L’unico colpo di cipria su una maschera di trucco non riuscita. Gioca poco più di mezz’ora e rischia anche di segnare. Giacomo Raspadori mostra il suo essere menestrello a suon di meraviglia: stoppa, palleggia, dribbla, tira, animando un Napoli grigio per via della Fiorentina attenta, stretta, ossessiva, anche se inconcludente. Dopo due non partite, Luciano Spalletti trova una squadra vera e un allenatore che sa come gestire le partite, anche se gli manca il gol (è al terzo zero a zero consecutivo tra campionato e coppa). La faccia da bravo ragazzo, i capelli sempre in ordine, il sorriso a favore di sguardo, e il pallone tra i piedi, per andare alla ricerca dell’oltraggio, Raspadori, diventa, in una sera fioca, con un Napoli da guado, l’unico agguato possibile per la difesa di Vincenzo Italiano, anche da pirata senza rotta.
Mancano ancora i fraseggi precisi con chi gli sta intorno, l’intesa con Politano, l’ammicco con Anguissa e Ndombelé, ci vogliono tempo e partite, e questa ha cominciato a stare stretta al Napoli fin dal fischio d’inizio. Che Raspadori sia uno sfiancatore è evidente, ma bisogna lavorarci ancora molto. Il palleggio in corsa, la capacità di virare, l’appoggio senza sguardo, son tutte cose già viste, ora bisogna innestarle nel Napoli, e sfruttarle al massimo (visto il prezzo pagato). Insidia, ma non scalfisce. Ispira, ma non determina. Stupisce, ma non trova la meraviglia. Il suo sinistro angolato rischia di sorprendere Pierluigi Gollini, ma è troppo educato, troppo giusto, per non rimanere impigliato nel fango che pare caratterizzare la partita. Pare che i calciatori azzurri giochino in un campo di terra, dopo molta pioggia, bloccati, restii, contratti, incapaci di trovare la fluidità che si era vista nelle prime due partite dei napoletani.

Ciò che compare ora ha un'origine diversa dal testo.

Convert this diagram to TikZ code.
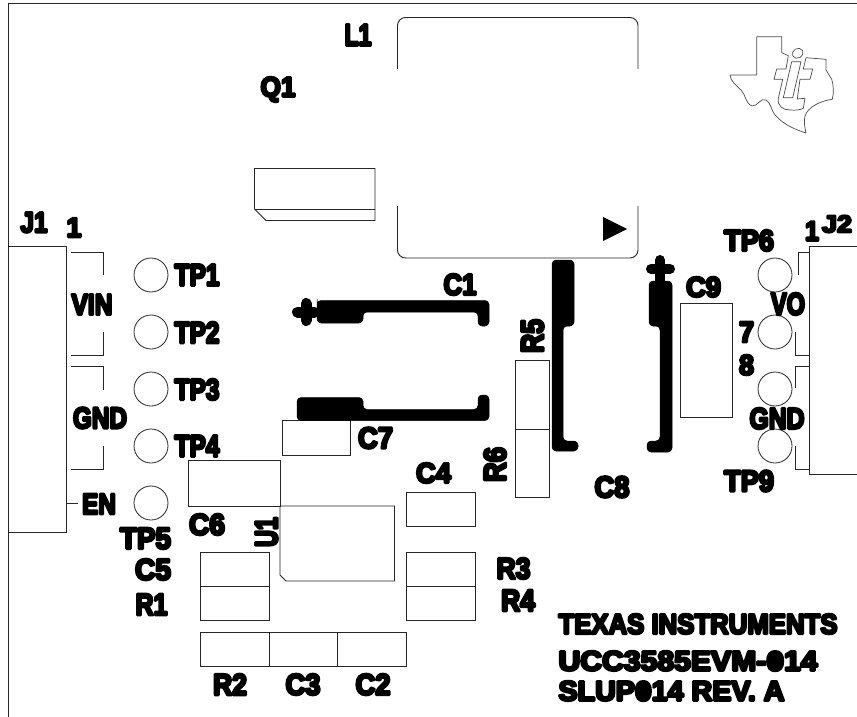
\documentclass[tikz,border=0pt]{standalone}
\usepackage{graphicx}
\usepackage{fontspec}
\setmainfont{Liberation Sans}[BoldFeatures={FakeBold=9}]
\newfontfamily\zerofont{Fira Sans}[Numbers=SlashedZero,BoldFeatures={FakeBold=9}]
\newcommand\slz{{\zerofont 0}}
\newcommand\fitlab[3]{\resizebox*{\dimexpr #1pt-3pt\relax}{\dimexpr #2pt-3pt\relax}{\bfseries #3}}
\tikzset{
  x=1pt,y=-1pt,
  ln/.style={draw=black!85,line width=0.9pt,line join=miter},
  part/.style={ln,fill=none},
  tpad/.style={circle,draw=black!85,line width=0.8pt,minimum size=34pt,inner sep=0pt},
  pour/.style={fill=black,draw=black,line width=0.5pt,rounded corners=4pt},
  lab/.style={inner sep=0pt,text=black},
  logo/.style={draw=black!70,line width=0.7pt,line join=round},
}
\begin{document}
\begin{tikzpicture}
\useasboundingbox (0,0) rectangle (857,717);
\fill[white] (0,0) rectangle (857,717);
% board edge
\coordinate (bl) at (8,717); \coordinate (tl) at (8,3); \coordinate (tr) at (857,3);
\draw[ln] (bl) -- (tl) -- (tr);
% connectors
\draw[ln] (8,246) -- (66,246) -- (66,532) -- (8,532);
\draw[ln] (857,246) -- (809,246) -- (809,474) -- (857,474);
% J1 silkscreen
\draw[ln] (71,252) -| (103,275);
\draw[ln] (71,355) -| (103,332);
\draw[ln] (71,366) -| (103,390);
\draw[ln] (71,469) -| (103,446);
\draw[ln] (66,503) -- (78,503);
% J2 silkscreen
\draw[ln] (809,252) -| (798,275);
\draw[ln] (809,355) -| (795,332);
\draw[ln] (809,366) -| (795,388);
\draw[ln] (809,469) -| (795,446);
% test points
\foreach \n/\y in {tpa/275,tpb/332,tpc/389,tpd/446,tpe/503}{\node[tpad] (\n) at (151,\y) {};}
\foreach \n/\y in {tpf/275,tpg/332,tph/389,tpi/446}{\node[tpad] (\n) at (775,\y) {};}
% parts
\draw[part] (282,420.5) rectangle (350,455);
\draw[part] (515,360.5) rectangle (549,429);
\draw[part] (515,429) rectangle (549,497.5);
\draw[part] (680.5,303) rectangle (732,417.5);
\draw[part] (188.5,460.5) rectangle (280,506);
\draw[part] (280,506) -- (394.5,506) -- (394.5,581) -- (286,581) -- (280,575) -- cycle;
\draw[part] (406,492) rectangle (475,526.5);
\draw[part] (406,552) rectangle (475,586.5);
\draw[part] (406,586.5) rectangle (475,620.5);
\draw[part] (200,552) rectangle (269,586.5);
\draw[part] (200,586.5) rectangle (269,620.5);
\draw[part] (200,632) rectangle (269,666.5);
\draw[part] (269,632) rectangle (337.5,666.5);
\draw[part] (337.5,632) rectangle (406,666.5);
% Q1
\draw[part] (254.5,168.5) -- (375,168.5) -- (375,220.5) -- (266,220.5) -- (254.5,209) -- cycle;
\draw[part] (254.5,209) -- (375,209);
% L1
\draw[ln,rounded corners=8pt] (397.5,69) -- (397.5,17.5) -- (638,17.5) -- (638,69);
\draw[ln,rounded corners=8pt] (397.5,206) -- (397.5,258) -- (638,258) -- (638,206);
\fill[black] (603,217) -- (627,229) -- (603,241) -- cycle;
% C1 copper
\path[pour] (317,303) -- (317,323) -- (363,323) -- (363,312) -- (478,312) -- (478,326) -- (489,326) -- (489,300.5) -- (317,300.5) -- cycle;
\draw[line width=11pt,line cap=round] (297.5,312) -- (314.5,312);
\draw[line width=11pt,line cap=round] (306,303.5) -- (306,320.5);
% C7 copper
\path[pour] (297,397.5) -- (297,420.5) -- (489,420.5) -- (489,395) -- (478,395) -- (478,409.5) -- (363,409.5) -- (363,397.5) -- cycle;
% C8 copper
\path[pour] (552,260) -- (552,451) -- (578,451) -- (578,441) -- (563,441) -- (563,326) -- (574,326) -- (574,260) -- cycle;
\path[pour] (649,281) -- (649,326) -- (660,326) -- (660,441) -- (647,441) -- (647,452) -- (672,452) -- (672,281) -- cycle;
\draw[line width=10pt,line cap=round] (651,269) -- (670,269);
\draw[line width=10pt,line cap=round] (660,260) -- (660,284);
% TI logo
\draw[logo] (730,75) -- (756.7,75) -- (756.7,36.7) -- (781.7,36.7) -- (781.7,52.7) -- (788.3,55.7)
  -- (786,69) -- (776.7,69) -- (774,79.3) -- (782.7,79.3) -- (778.3,98.3)
  .. controls (777,106) and (783,110) .. (790,110)
  .. controls (795,110.5) and (800,110) .. (803.3,108.3)
  -- (805,98.3) -- (797.3,99) -- (800,79.3) -- (810,79.3) -- (812.7,69) -- (803.3,69) -- (806,57.7)
  -- (826,59.3) -- (826,70) -- (831.7,79.3)
  .. controls (833.5,85) and (834,93) .. (832.3,99.3)
  .. controls (820,101) and (808,107) .. (805,116)
  .. controls (803.5,122) and (805,128) .. (806,133)
  .. controls (797,130) and (785,126) .. (775,115)
  .. controls (771,110) and (771,103) .. (766,100)
  .. controls (761,97) and (757,107) .. (752,106)
  .. controls (745,103) and (746,95) .. (741,90)
  .. controls (737,86) and (730,81) .. (730,75) -- cycle;
\draw[logo] (791.7,61.7) -- (801,61.7) -- (792.7,97.7) -- (783.3,97.7) -- cycle;
\draw[logo,rotate around={30:(797.7,53.3)}] (797.7,53.3) ellipse [x radius=5.6,y radius=4.8];
% labels
\begin{scope}[line join=round]
\node[lab] (l1) at (358,35) {\fitlab{30}{24}{L1}};
\node[lab] (q1) at (278,89.5) {\fitlab{38}{28}{Q1}};
\node[lab] (j1) at (34,222.5) {\fitlab{30}{23}{J1}};
\node[lab] (j1p) at (74,227.5) {\fitlab{18}{22}{1}};
\node[lab] (vin) at (92,304.5) {\fitlab{44}{23}{VIN}};
\node[lab] (gnd) at (100,418) {\fitlab{57}{24}{GND}};
\node[lab] (en) at (99,504) {\fitlab{37}{23}{EN}};
\node[lab] (tp1) at (197,275) {\fitlab{48}{24}{TP1}};
\node[lab] (tp2) at (197,332.5) {\fitlab{48}{24}{TP2}};
\node[lab] (tp3) at (197,389.5) {\fitlab{48}{24}{TP3}};
\node[lab] (tp4) at (197,446) {\fitlab{48}{24}{TP4}};
\node[lab] (tp5) at (145.5,538.5) {\fitlab{54}{24}{TP5}};
\node[lab] (c6) at (207,524.5) {\fitlab{39}{24}{C6}};
\node[lab] (c5) at (153,569.5) {\fitlab{39}{24}{C5}};
\node[lab] (r1) at (151.5,604.5) {\fitlab{35}{24}{R1}};
\node[lab,rotate=90] (u1) at (266.5,532) {\fitlab{33}{25}{U1}};
\node[lab] (c1) at (460,284.5) {\fitlab{36}{24}{C1}};
\node[lab] (c7) at (375.5,438) {\fitlab{38}{24}{C7}};
\node[lab] (c4) at (433.5,473) {\fitlab{38}{23}{C4}};
\node[lab,rotate=90] (r5) at (532.5,336) {\fitlab{37}{25}{R5}};
\node[lab,rotate=90] (r6) at (495,464.5) {\fitlab{38}{25}{R6}};
\node[lab] (c8) at (612,487) {\fitlab{38}{24}{C8}};
\node[lab] (c9) at (703.5,287) {\fitlab{38}{23}{C9}};
\node[lab] (r3) at (513.5,568.5) {\fitlab{37}{24}{R3}};
\node[lab] (r4) at (518,600.5) {\fitlab{37}{24}{R4}};
\node[lab] (r2) at (230,684.5) {\fitlab{37}{24}{R2}};
\node[lab] (c3) at (303,684.5) {\fitlab{38}{24}{C3}};
\node[lab] (c2) at (373,684.5) {\fitlab{38}{24}{C2}};
\node[lab] (tp6) at (749,240.5) {\fitlab{53}{24}{TP6}};
\node[lab] (j2) at (837,224) {\fitlab{33}{20}{J2}};
\node[lab] (j2p) at (812,231) {\fitlab{17}{22}{1}};
\node[lab] (vo) at (788,304) {\fitlab{37}{25}{VO}};
\node[lab] (p7) at (746.5,332) {\fitlab{18}{23}{7}};
\node[lab] (p8) at (746.5,365) {\fitlab{18}{23}{8}};
\node[lab] (gndr) at (777,418.5) {\fitlab{58}{24}{GND}};
\node[lab] (tp9) at (749,481) {\fitlab{53}{24}{TP9}};
\node[lab] (ti) at (698,624) {\fitlab{282}{23}{TEXAS INSTRUMENTS}};
\node[lab] (evm) at (688,661) {\fitlab{262}{23}{UCC3585EVM-\slz14}};
\node[lab] (rev) at (671.5,691) {\fitlab{229}{23}{SLUP\slz14 REV. A}};
\end{scope}
\end{tikzpicture}
\end{document}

Molti errori negli scambi, e molti ritardi nelle verticalizzazioni. La verve di Raspadori, qui solo intravista, come speranza in mezzo al mare, servirà molto, ma servirà anche dargli un appoggio migliore, non basta il solo Politano, tra l’altro chiamato a giocare sempre con l’acqua alla gola dopo una deludente troppo concessa partita di Hirving Lozano. Mentre Raspadori fa il pieno di giravolte col pallone, Elmas non sembra seguirlo e Simeone era troppo emozionato per giocare davvero. Insomma, Firenze, e il suo campo, si confermano un posto nero per il Napoli. Niente di grave, ma poteva andare in testa in solitario, e finire il mese proseguendo con lo stupore, dopo i botti del calciomercato. Questo Napoli sembra uscito da canzone di Guccini: uno stratega delle occasioni perse. Troppo presto per recriminare, mai troppo per intestarsi una corsa in solitario. Tocca consolarsi con Raspadori: tattica ed estetica, accelerazione senza robotica, capacità di saltare l’uomo senza troppi preamboli né troppe finte, e l’ardire di considerare il gol una cosa propria, da non prestare a nessuno. Bisognerà vederlo dall’inizio, con altri compagni intorno, ma le intuizioni e le perle ci sono tutte. A Firenze è stato l’unico strillo calcistico, tra un Osimhen distratto, un Lobotka incasellato, e un Kvaratskhelia agli arresti di Dodò (migliore in campo). Raspadori ha iperboli sognanti e possibilità balcaniche, bisogna aspettarlo, coccolarlo, crescerlo. C’è la prima di Champions col Liverpool, stanno arrivando le partite con le grandi, è venuto per giocarle da protagonista: ha visione, classe, bisogna aspettare la tessitura, che passa per Spalletti e compagni, lui ci mette la fantasia e i punti di fuga. E Napoli aspetta i gol.